The hospital came close to running out of ventilators. Julie Eason, the director of respiratory therapy, said she had to “get a little bit creative” as she tried to ration resources while keeping up with all of the Code 99s, the term used when a patient needs to be intubated. “It was just endless,” she said. “Code 99s would come in three, four different rooms all within a few minutes of each other, all day long.”

Nurses on the units said they were overworked and understaffed. In normal times, their jobs are so demanding that they are required to care for no more than two patients at once. Now, they are tending to three or four at a time, increasing the risk of mistakes.

Ventilators require constant calibration to keep patients’ oxygen levels just right.
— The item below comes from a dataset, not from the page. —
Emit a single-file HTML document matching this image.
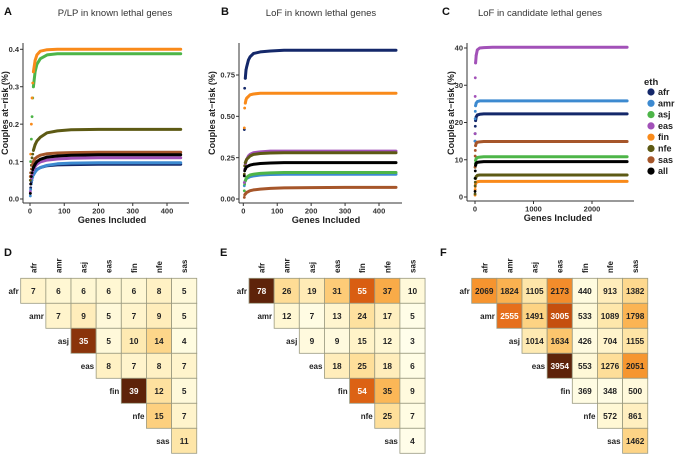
<!DOCTYPE html>
<html><head><meta charset="utf-8"><style>
html,body{margin:0;padding:0;background:#fff}
svg{display:block;font-family:"Liberation Sans",sans-serif}
</style></head><body>
<svg id="fig" width="677" height="455" viewBox="0 0 677 455" xmlns="http://www.w3.org/2000/svg"></svg>
<script>
const ethnicities = ["afr","amr","asj","eas","fin","nfe","sas","all"];
const colorsEth = {afr:"#14286a",amr:"#3d8ad0",asj:"#4db548",eas:"#a251b8",fin:"#f98a1a",nfe:"#5d5a14",sas:"#a6562a",all:"#000000"};

// Panel A: P/LP in known lethal genes
const genesA = [1,2,4,6,8,10,15,20,30,50,80,120,200,300,440];
const valuesA = {
  afr:[0.015,0.03,0.045,0.055,0.062,0.067,0.074,0.079,0.084,0.089,0.091,0.092,0.093,0.093,0.093],
  amr:[0.008,0.025,0.04,0.05,0.058,0.064,0.072,0.078,0.084,0.09,0.094,0.096,0.097,0.097,0.097],
  asj:[0.06,0.1,0.16,0.22,0.27,0.30,0.34,0.36,0.375,0.385,0.388,0.388,0.388,0.388,0.388],
  eas:[0.02,0.04,0.055,0.065,0.072,0.078,0.087,0.093,0.099,0.104,0.107,0.109,0.11,0.11,0.11],
  fin:[0.06,0.12,0.2,0.27,0.31,0.34,0.37,0.385,0.395,0.399,0.4,0.4,0.4,0.4,0.4],
  nfe:[0.05,0.07,0.09,0.11,0.12,0.13,0.145,0.155,0.165,0.177,0.182,0.185,0.186,0.186,0.186],
  sas:[0.06,0.07,0.08,0.09,0.095,0.1,0.108,0.112,0.117,0.121,0.123,0.124,0.125,0.125,0.125],
  all:[0.015,0.04,0.06,0.07,0.078,0.084,0.093,0.1,0.106,0.112,0.115,0.117,0.118,0.118,0.118]
};
const yTicksA = [0,0.1,0.2,0.3,0.4];
const yTickLabelsA = ["0.0","0.1","0.2","0.3","0.4"];
const xTicksA = [0,100,200,300,400];

// Panel B: LoF in known lethal genes
const genesB = [3,4,6,8,10,15,20,30,50,80,120,200,300,450];
const valuesB = {
  afr:[0.42,0.67,0.73,0.78,0.8,0.84,0.86,0.88,0.89,0.895,0.9,0.9,0.9,0.9],
  amr:[0.08,0.1,0.11,0.12,0.125,0.13,0.135,0.14,0.145,0.148,0.15,0.15,0.15,0.15],
  asj:[0.05,0.09,0.11,0.12,0.13,0.14,0.145,0.15,0.155,0.158,0.16,0.16,0.16,0.16],
  eas:[0.1,0.18,0.21,0.23,0.24,0.26,0.27,0.28,0.285,0.29,0.29,0.29,0.29,0.29],
  fin:[0.43,0.55,0.58,0.6,0.61,0.62,0.63,0.635,0.64,0.64,0.64,0.64,0.64,0.64],
  nfe:[0.15,0.2,0.22,0.23,0.24,0.25,0.26,0.27,0.275,0.278,0.28,0.28,0.28,0.28],
  sas:[0.01,0.025,0.03,0.035,0.04,0.045,0.05,0.055,0.06,0.064,0.067,0.069,0.07,0.07],
  all:[0.14,0.17,0.18,0.19,0.195,0.2,0.205,0.21,0.215,0.218,0.22,0.22,0.22,0.22]
};
const yTicksB = [0,0.25,0.5,0.75];
const yTickLabelsB = ["0.00","0.25","0.50","0.75"];
const xTicksB = [0,100,200,300,400];

// Panel C: LoF in candidate lethal genes
const genesC = [1,3,5,10,20,40,80,150,300,600,1200,2600];
const valuesC = {
  afr:[15,17,19,20.5,21.5,22,22.2,22.3,22.3,22.3,22.3,22.3],
  amr:[15,21,23,24.5,25.2,25.6,25.8,25.8,25.8,25.8,25.8,25.8],
  asj:[5,8,9,9.8,10.3,10.6,10.7,10.8,10.8,10.8,10.8,10.8],
  eas:[17,27,32,36,38,39.5,40,40.1,40.2,40.2,40.2,40.2],
  fin:[0.5,2,2.8,3.5,3.9,4.1,4.2,4.2,4.2,4.2,4.2,4.2],
  nfe:[0.8,3,4,5,5.5,5.8,5.9,5.9,5.9,5.9,5.9,5.9],
  sas:[8,11,12.5,13.8,14.4,14.7,14.8,14.9,14.9,14.9,14.9,14.9],
  all:[1.5,5,7,8.5,9.1,9.3,9.4,9.5,9.5,9.5,9.5,9.5]
};
const yTicksC = [0,10,20,30,40];
const yTickLabelsC = ["0","10","20","30","40"];
const xTicksC = [0,1000,2000];

// Heatmaps (upper triangle rows)
const pops = ["afr","amr","asj","eas","fin","nfe","sas"];
const heatD = [[7,6,6,6,6,8,5],[7,9,5,7,9,5],[35,5,10,14,4],[8,7,8,7],[39,12,5],[15,7],[11]];
const heatE = [[78,26,19,31,55,37,10],[12,7,13,24,17,5],[9,9,15,12,3],[18,25,18,6],[54,35,9],[25,7],[4]];
const heatF = [[2069,1824,1105,2173,440,913,1382],[2555,1491,3005,533,1089,1798],[1014,1634,426,704,1155],[3954,553,1276,2051],[369,348,500],[572,861],[1462]];

const NS="http://www.w3.org/2000/svg";
const svg=document.getElementById('fig');
function mk(tag,attrs,parent,text){const e=document.createElementNS(NS,tag);for(const k in attrs)e.setAttribute(k,attrs[k]);if(text!==undefined)e.textContent=text;(parent||svg).appendChild(e);return e;}

function linear(d0,d1,r0,r1){return v=>r0+(v-d0)*(r1-r0)/(d1-d0);}

function linePanel(cfg){
  const g=mk('g',{});
  
  
  const xs=linear(0,cfg.xRef,cfg.x0,cfg.xRefPx);
  const ys=linear(0,cfg.yRef,cfg.y0,cfg.yRefPx);
  ethnicities.forEach(eth=>{
    const vals=cfg.values[eth];
    const pts=cfg.genes.map((gn,i)=>[xs(gn),ys(vals[i])]).slice(cfg.lineStart).map(p=>p[0].toFixed(1)+','+p[1].toFixed(1)).join(' ');
    const sg=mk('g',{},g);
    
    
    const pl=mk('polyline',{points:pts,fill:'none',stroke:colorsEth[eth],'stroke-width':3,'stroke-linejoin':'round','stroke-linecap':'round'},sg);
    
    
    cfg.genes.forEach((gn,i)=>{
      if(i<cfg.lineStart+2){
        const c=mk('circle',{cx:xs(gn),cy:ys(vals[i]),r:1.4,fill:colorsEth[eth]},sg);
        
        
      }
    });
  });
  const ax=mk('g',{stroke:'#333','stroke-width':1},g);
  
  
  mk('line',{x1:cfg.ax,y1:cfg.top,x2:cfg.ax,y2:cfg.ay},ax);
  mk('line',{x1:cfg.ax,y1:cfg.ay,x2:cfg.right,y2:cfg.ay},ax);
  cfg.yTicks.forEach((t,i)=>{
    const y=ys(t);
    mk('line',{x1:cfg.ax-3,y1:y,x2:cfg.ax,y2:y},ax);
    const tx=mk('text',{x:cfg.ax-4,y:y+2.7,'text-anchor':'end','font-size':7.5,'font-weight':'bold',fill:'#333',stroke:'none'},g,cfg.yLabels[i]);
    
    
  });
  cfg.xTicks.forEach(t=>{
    const x=xs(t);
    mk('line',{x1:x,y1:cfg.ay,x2:x,y2:cfg.ay+3},ax);
    const tx=mk('text',{x:x,y:cfg.ay+10.5,'text-anchor':'middle','font-size':7.5,'font-weight':'bold',fill:'#333'},g,String(t));
    
    
  });
  const xt=mk('text',{x:cfg.xTitleX,y:cfg.ay+20,'text-anchor':'middle','font-size':9.2,'font-weight':'bold',fill:'#222'},g,'Genes Included');
  
  
  const yt=mk('text',{x:0,y:0,transform:`translate(${cfg.yTitleX},113) rotate(-90)`,'text-anchor':'middle','font-size':9,'font-weight':'bold',fill:'#222'},g,'Couples at\u2212risk (%)');
  
  
  const ti=mk('text',{x:cfg.titleX,y:16,'text-anchor':'middle','font-size':9.5,fill:'#333'},g,cfg.title);
  
  
  const lt=mk('text',{x:cfg.letterX,y:15,'font-size':11,'font-weight':'bold',fill:'#111'},g,cfg.letter);
  
  
}

linePanel({name:'chart-a',genes:genesA,values:valuesA,lineStart:5,xRef:400,x0:30,xRefPx:167,yRef:0.4,y0:199,yRefPx:49.3,
  ax:23,ay:203,top:43,right:189,yTicks:yTicksA,yLabels:yTickLabelsA,xTicks:xTicksA,xTitleX:112,yTitleX:8,titleX:115,title:'P/LP in known lethal genes',letter:'A',letterX:4});
linePanel({name:'chart-b',genes:genesB,values:valuesB,lineStart:2,xRef:400,x0:243.3,xRefPx:379,yRef:0.75,y0:199,yRefPx:75,
  ax:239,ay:203,top:43,right:402,yTicks:yTicksB,yLabels:yTickLabelsB,xTicks:xTicksB,xTitleX:326,yTitleX:215,titleX:321,title:'LoF in known lethal genes',letter:'B',letterX:221});
linePanel({name:'chart-c',genes:genesC,values:valuesC,lineStart:3,xRef:2000,x0:475,xRefPx:592,yRef:40,y0:197,yRefPx:48,
  ax:467,ay:201,top:43,right:634,yTicks:yTicksC,yLabels:yTickLabelsC,xTicks:xTicksC,xTitleX:558,yTitleX:454,titleX:540,title:'LoF in candidate lethal genes',letter:'C',letterX:442});

const lg=mk('g',{});


const lgt=mk('text',{x:644,y:85,'font-size':9.5,'font-weight':'bold',fill:'#222'},lg,'eth');


ethnicities.forEach((eth,i)=>{
  const y=92+i*11.3;
  const eg=mk('g',{},lg);
  
  
  mk('circle',{cx:651,cy:y,r:3.6,fill:colorsEth[eth]},eg);
  mk('text',{x:658,y:y+3,'font-size':9,'font-weight':'bold',fill:'#222'},eg,eth);
});

const stops=[[0,'#fffff0'],[0.1,'#fffce2'],[0.2,'#fff2c6'],[0.3,'#fee3a2'],[0.38,'#fdd282'],[0.45,'#fbb656'],[0.52,'#f6952f'],[0.62,'#ec7620'],[0.72,'#d65a10'],[0.8,'#b3440c'],[1,'#5e230a']];
function hex(c){return [1,3,5].map(i=>parseInt(c.substr(i,2),16));}
function colorAt(t){
  for(let i=1;i<stops.length;i++){
    if(t<=stops[i][0]){
      const a=hex(stops[i-1][1]),b=hex(stops[i][1]);
      const f=(t-stops[i-1][0])/(stops[i][0]-stops[i-1][0]);
      return 'rgb('+a.map((v,k)=>Math.round(v+(b[k]-v)*f)).join(',')+')';
    }
  }
  return stops[stops.length-1][1];
}

function heatPanel(name,data,x0,letter,letterX){
  const g=mk('g',{});
  
  
  const cw=25.15, ch=25, y0=278.3;
  let mx=0; data.forEach(r=>r.forEach(v=>{if(v>mx)mx=v;}));
  data.forEach((row,r)=>{
    row.forEach((v,k)=>{
      const c=r+k;
      const t=v/mx;
      const x=x0+c*cw, y=y0+r*ch;
      const cell=mk('rect',{x:x,y:y,width:cw,height:ch,fill:colorAt(t),stroke:'#9a9a80','stroke-width':0.8},g);
      
      
      const tx=mk('text',{x:x+cw/2,y:y+ch/2+3,'text-anchor':'middle','font-size':8.3,'font-weight':'bold',fill:t>0.6?'#fff':'#222'},g,String(v));
      
      
    });
    const rl=mk('text',{x:x0+r*cw-2,y:y0+r*ch+ch/2+3,'text-anchor':'end','font-size':8,'font-weight':'bold',fill:'#222'},g,pops[r]);
    
    
  });
  pops.forEach((p,c)=>{
    const cx=x0+c*cw+cw/2+3;
    const cl=mk('text',{x:0,y:0,transform:`translate(${cx},273) rotate(-90)`,'font-size':8,'font-weight':'bold',fill:'#222'},g,p);
    
    
  });
  const lt=mk('text',{x:letterX,y:256,'font-size':11,'font-weight':'bold',fill:'#111'},g,letter);
  
  
}
heatPanel('heatmap-d',heatD,20.7,'D',4);
heatPanel('heatmap-e',heatE,249,'E',220);
heatPanel('heatmap-f',heatF,471.7,'F',440);
</script>
</body></html>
Nurses must monitor endotracheal tubes, which can get clogged and block airways. In Covid-19 patients, the heart or the kidneys can fail without warning.
Lisa Besa-Tse, a nurse, removing protective equipment after giving an aerosol treatment to a patient in a negative-pressure room. The equipment is kept outside the room to be reused by anyone who enters. 
Medical workers began to get sick, and several nurses ended up intubated in the hospital’s I.C.U. Doctors and nurses complained that the conditions put them at greater risk than colleagues at other hospitals.
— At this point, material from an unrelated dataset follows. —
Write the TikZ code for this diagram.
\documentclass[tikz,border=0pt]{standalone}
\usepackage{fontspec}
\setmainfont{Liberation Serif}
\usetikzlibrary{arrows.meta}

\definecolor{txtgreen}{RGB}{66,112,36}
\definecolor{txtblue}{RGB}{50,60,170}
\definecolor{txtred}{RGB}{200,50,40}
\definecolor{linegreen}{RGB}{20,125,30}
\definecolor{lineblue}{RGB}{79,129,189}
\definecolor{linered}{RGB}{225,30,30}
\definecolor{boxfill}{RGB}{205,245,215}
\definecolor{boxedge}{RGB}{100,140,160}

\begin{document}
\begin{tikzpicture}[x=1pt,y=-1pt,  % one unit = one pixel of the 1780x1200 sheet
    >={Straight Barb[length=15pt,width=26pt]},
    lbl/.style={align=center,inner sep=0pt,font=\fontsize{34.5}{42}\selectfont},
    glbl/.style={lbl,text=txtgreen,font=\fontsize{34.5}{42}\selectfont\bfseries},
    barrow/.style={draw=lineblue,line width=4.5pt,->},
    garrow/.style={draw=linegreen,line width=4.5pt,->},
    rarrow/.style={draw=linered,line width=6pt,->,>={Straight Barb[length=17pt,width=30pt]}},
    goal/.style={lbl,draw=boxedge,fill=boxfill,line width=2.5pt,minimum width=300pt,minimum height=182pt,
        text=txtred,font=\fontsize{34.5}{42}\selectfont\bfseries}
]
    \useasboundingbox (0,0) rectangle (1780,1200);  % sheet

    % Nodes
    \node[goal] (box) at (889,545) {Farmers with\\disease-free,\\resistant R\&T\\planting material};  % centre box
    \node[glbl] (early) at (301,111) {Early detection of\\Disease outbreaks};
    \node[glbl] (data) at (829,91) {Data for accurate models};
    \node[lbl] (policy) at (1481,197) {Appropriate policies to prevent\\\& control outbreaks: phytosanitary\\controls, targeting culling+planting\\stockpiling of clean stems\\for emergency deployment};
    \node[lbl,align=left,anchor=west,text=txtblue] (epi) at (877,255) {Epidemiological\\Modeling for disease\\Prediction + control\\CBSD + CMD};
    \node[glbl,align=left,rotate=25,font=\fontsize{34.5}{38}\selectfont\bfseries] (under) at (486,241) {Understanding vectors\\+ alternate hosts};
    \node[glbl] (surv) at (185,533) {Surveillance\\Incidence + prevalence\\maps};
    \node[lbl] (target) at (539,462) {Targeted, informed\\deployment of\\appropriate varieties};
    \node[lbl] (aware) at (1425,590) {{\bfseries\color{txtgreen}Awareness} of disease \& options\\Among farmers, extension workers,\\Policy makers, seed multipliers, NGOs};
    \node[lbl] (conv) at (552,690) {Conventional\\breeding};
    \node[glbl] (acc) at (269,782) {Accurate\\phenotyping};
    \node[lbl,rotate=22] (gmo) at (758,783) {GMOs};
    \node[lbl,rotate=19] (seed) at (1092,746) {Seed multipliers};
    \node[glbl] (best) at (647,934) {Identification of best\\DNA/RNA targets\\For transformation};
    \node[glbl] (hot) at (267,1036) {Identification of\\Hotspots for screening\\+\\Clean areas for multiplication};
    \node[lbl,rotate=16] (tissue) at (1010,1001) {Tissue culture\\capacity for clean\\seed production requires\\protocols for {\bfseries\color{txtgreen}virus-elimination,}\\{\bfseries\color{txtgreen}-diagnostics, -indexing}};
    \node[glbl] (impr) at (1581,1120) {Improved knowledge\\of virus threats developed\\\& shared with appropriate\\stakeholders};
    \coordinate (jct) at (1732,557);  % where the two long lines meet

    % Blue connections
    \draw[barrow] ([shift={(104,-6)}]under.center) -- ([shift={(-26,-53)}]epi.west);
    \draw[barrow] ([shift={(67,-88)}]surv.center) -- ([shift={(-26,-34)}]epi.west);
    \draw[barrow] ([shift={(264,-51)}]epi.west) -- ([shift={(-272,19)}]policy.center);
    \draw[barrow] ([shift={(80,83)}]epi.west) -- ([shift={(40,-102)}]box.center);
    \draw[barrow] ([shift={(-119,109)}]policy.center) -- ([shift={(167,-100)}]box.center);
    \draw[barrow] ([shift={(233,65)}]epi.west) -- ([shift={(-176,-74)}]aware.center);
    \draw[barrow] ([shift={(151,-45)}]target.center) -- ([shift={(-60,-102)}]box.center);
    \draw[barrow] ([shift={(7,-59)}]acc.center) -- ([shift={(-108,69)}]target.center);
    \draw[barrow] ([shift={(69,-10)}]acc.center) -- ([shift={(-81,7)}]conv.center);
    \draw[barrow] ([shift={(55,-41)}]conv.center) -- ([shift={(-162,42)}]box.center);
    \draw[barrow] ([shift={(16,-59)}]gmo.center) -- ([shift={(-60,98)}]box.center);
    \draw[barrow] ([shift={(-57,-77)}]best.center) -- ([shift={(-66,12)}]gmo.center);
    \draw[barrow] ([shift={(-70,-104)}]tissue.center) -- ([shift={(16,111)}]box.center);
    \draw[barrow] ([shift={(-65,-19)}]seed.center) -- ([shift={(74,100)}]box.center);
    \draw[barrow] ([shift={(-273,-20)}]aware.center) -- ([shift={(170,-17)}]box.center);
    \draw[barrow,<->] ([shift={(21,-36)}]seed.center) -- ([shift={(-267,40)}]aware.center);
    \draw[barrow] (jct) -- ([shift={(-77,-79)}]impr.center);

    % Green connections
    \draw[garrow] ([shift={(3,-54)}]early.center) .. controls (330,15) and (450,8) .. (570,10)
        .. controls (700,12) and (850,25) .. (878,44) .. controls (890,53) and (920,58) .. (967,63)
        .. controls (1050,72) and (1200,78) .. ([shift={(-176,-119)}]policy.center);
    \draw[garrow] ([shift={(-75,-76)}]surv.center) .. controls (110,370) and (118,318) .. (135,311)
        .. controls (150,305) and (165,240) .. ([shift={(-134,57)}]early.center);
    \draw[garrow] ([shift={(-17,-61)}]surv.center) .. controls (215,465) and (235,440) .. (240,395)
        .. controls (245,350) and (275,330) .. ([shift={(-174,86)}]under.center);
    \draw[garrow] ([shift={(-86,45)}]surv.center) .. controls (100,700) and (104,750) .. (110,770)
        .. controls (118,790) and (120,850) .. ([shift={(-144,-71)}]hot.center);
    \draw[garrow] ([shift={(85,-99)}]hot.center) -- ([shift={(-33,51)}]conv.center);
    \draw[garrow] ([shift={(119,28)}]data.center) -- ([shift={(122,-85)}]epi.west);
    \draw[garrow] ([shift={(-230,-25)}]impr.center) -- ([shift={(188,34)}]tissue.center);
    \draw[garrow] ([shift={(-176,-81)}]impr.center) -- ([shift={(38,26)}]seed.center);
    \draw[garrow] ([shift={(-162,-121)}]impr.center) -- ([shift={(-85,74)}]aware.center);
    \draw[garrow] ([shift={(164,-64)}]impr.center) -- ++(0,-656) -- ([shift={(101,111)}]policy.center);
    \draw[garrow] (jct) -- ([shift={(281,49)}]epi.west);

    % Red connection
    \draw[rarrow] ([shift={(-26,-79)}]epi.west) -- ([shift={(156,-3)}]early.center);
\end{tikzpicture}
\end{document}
Dr. Foronjy, the I.C.U. physician, said he knew a doctor at a well-funded Manhattan hospital who walked around without a mask, assured that the sealed-off negative-pressure rooms there would protect him from the virus-infected patients inside.

A lack of protective gear remains a problem. Much of what the nurses are wearing is mismatched, donated from friends and neighbors or brought from home. One nurse complained that she had bought her mask herself and had been wearing the same bootees on her feet for the past three days.

“As you know, we are a state facility. We don’t have a lot of money,” said Rose Green, a nurse who was helping to staff the unit on her day off.
The hospital has arranged for food trucks to serve meals to staff members on most days.
The hospital has begun to celebrate some successes. Recently, a nurse and a nursing assistant were taken off ventilators. On April 16, the hospital posted a video on Twitter of another nurse who had been intubated after coming down with Covid-19. She was being wheeled out of the emergency room to applause from colleagues.

On a recent day, a man in his 50s who had just come off a ventilator was sitting up in his room drinking a bottle of juice. A nurse passed by and waved excitedly.

A window in the ambulance bay near the entrance to the hospital’s emergency room.